Now, a team of researchers who followed more than 200 patients for two to three months after their COVID diagnoses report that they have identified biological factors that might help predict if a person will develop long COVID.
The study, published Tuesday by the journal Cell, found four factors that could be identified early in a person’s coronavirus infection that appeared to correlate with increased risk of having lasting symptoms weeks later.
The researchers said they had found that there was an association between these factors and long COVID (which goes by the medical name post acute sequelae of COVID-19, or PASC) whether the initial infection was serious or mild. They said that the findings might suggest ways to prevent or treat some cases of long COVID, including the possibility of giving people antiviral medications soon after an infection has been diagnosed.
“It’s the first real solid attempt to come up with some biologic mechanisms for long COVID,” said Dr. Steven Deeks, a professor of medicine at the University of California, San Francisco, who was not involved in the study.
He and other experts cautioned that the findings were exploratory and would need to be verified by considerably more research.
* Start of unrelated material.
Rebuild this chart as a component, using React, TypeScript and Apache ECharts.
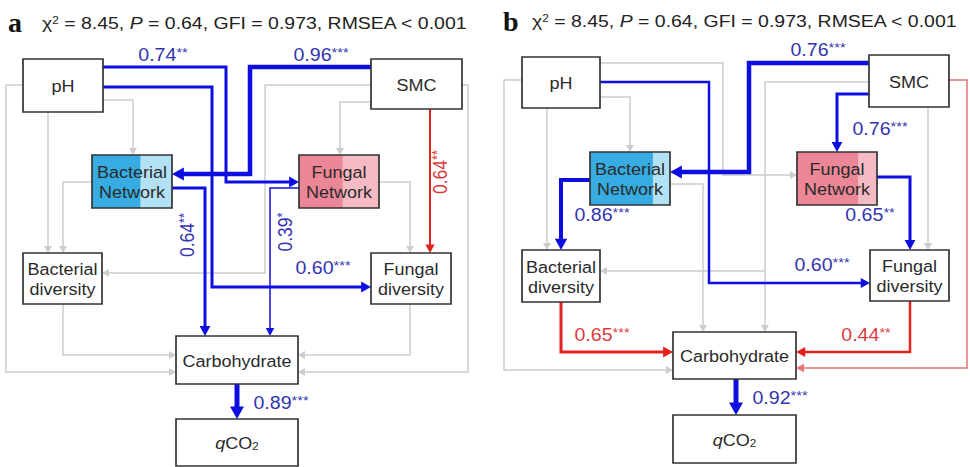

One of the four factors researchers identified is the level of coronavirus RNA in the blood early in the infection, an indicator of viral load. Another is the presence of certain autoantibodies — antibodies that mistakenly attack tissues in the body as they do in conditions like lupus and rheumatoid arthritis. A third factor is the reactivation of Epstein-Barr virus, a virus that infects most people, often when they are young, and then usually becomes dormant.
The final factor is having Type 2 diabetes, although the researchers and other experts said that in studies involving larger numbers of patients, it might turn out that diabetes is only one of several medical conditions that increase the risk of long COVID.